The situation was grim. The Jewish settlements were scattered and surrounded by six hostile Arab nations. The new state would have no defensible borders, no air power, a few tanks and ancient artillery pieces and almost no arms or ammunition. The Haganah was an effective underground organization but it had no experience as a regular national army. Facing it were well-supplied Arab armies determined to drive the Jews into the sea. The pro-Arab British administration in Palestine prevented the importation of military supplies to the Israelis.
Marcus began helping the Israeli military with organization, designed a command and control structure for the Haganah and wrote training manuals. He identified Israel’s weakest points as the scattered settlements in the southern Negev and the new quarter in the Jerusalem area.
He was given the rank of Aluf (general), the first officer of that rank in the Israeli army. When Israel declared independence and the Arab armies attacked in May 1948, his hit-and-run tactics kept the Egyptian army in the Negev off balance.
Marcus was given command of a besieged Jerusalem front. The Israelis were making desperate attempts to send convoys to the Jerusalem area, paying a heavy price in human lives. Jerusalem was on the verge of falling to the enemy. After unsuccessful attempts to take the Latrun Fort that dominated the road connecting Tel Aviv and Jerusalem, Marcus engineered the surreptitious construction of the Burma Road, a makeshift winding road through difficult hill terrain. The road was opened to vehicles on June 10, breaking the siege of Jerusalem a day before a United Nations ceasefire took effect.

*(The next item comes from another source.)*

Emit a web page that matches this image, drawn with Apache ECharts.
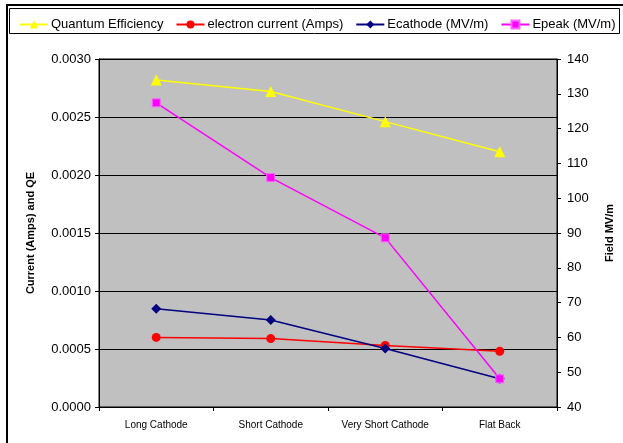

Just a few hours before the ceasefire, Marcus returned to his Central Front headquarters in Abu Ghosh. Unable to sleep, he walked beyond the guarded perimeter wrapped in his bed sheet. Shortly before 4:00 a.m., a young sentry challenged Marcus, mistaking his general for an enemy infiltrator. When Marcus, who spoke very little Hebrew, failed to respond with the password, the sentry fired, killing him instantly.

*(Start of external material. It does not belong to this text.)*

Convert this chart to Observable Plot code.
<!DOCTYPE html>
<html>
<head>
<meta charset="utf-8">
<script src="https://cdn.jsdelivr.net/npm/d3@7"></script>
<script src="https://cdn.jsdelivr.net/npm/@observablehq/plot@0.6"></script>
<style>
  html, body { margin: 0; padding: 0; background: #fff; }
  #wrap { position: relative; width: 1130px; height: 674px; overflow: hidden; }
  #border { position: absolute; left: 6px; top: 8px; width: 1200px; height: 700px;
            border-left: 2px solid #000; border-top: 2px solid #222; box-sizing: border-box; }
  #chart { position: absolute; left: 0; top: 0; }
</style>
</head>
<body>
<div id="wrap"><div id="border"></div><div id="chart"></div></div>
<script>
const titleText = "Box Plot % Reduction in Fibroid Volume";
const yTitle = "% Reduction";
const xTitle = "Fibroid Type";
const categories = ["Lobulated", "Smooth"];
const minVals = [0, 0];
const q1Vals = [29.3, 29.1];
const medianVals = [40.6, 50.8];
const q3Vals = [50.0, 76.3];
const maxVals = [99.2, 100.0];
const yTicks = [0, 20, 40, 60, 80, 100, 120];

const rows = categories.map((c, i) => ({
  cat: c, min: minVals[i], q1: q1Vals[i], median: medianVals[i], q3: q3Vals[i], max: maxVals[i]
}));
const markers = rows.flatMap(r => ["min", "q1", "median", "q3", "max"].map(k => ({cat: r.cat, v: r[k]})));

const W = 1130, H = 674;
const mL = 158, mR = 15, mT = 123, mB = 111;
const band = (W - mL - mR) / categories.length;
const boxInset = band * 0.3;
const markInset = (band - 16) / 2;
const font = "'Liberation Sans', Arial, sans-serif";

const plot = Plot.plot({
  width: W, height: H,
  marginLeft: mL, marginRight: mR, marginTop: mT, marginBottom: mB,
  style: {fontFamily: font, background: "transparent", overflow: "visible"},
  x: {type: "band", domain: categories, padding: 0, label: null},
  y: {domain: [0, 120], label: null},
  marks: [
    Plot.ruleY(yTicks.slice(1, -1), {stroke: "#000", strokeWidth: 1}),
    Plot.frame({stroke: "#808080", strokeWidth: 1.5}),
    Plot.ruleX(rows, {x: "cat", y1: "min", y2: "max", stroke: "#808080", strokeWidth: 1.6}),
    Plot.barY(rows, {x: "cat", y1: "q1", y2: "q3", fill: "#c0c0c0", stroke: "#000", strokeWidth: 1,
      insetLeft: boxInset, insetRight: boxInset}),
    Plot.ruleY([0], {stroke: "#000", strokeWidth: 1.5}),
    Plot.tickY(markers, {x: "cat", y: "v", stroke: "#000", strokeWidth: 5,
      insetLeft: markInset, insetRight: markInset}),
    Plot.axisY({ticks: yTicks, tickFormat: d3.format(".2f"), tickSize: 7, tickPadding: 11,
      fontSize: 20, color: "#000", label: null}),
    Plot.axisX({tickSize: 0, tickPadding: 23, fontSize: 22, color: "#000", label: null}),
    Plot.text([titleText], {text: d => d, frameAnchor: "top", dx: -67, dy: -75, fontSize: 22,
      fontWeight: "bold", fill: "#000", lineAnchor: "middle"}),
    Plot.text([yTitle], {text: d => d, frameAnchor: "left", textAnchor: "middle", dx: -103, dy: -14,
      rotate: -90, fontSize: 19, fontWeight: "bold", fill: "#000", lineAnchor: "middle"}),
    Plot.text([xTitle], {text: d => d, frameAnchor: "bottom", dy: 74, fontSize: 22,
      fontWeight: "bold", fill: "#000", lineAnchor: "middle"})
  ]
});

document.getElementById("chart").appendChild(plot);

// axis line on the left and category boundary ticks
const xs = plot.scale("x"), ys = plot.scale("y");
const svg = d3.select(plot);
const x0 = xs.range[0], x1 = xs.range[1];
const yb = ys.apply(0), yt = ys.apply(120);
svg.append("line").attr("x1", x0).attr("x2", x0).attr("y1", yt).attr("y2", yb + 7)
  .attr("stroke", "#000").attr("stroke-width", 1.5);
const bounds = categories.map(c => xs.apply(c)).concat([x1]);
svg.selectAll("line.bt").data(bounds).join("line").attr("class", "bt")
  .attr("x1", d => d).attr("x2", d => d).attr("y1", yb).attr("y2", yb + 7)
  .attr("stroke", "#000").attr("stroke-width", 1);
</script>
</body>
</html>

At the age of 46, Marcus was dead. He was buried at West Point with military honors. His gravestone reads:
Colonel David Marcus—a Soldier for All Humanity
“Mickey” Marcus was both a United States war hero as well as a hero of the State of Israel. Former Israeli president Reuven Rivlin summed up the great honor and respect that the State of Israel has for Marcus, as well as the bond between the United States and Israel, when he spoke at Marcus’ grave on a visit to the United States Military Academy at West Point in 2015:
For me, he was the first general of the IDF in every sense of the word. He had a sense of purpose and mission, in the establishment of the Israel Defense Forces, he taught us how to act as an army in our early days, and was one of Ben-Gurion’s greatest military advisors. There is no one who better illustrates the strong bond between Israel and the United States.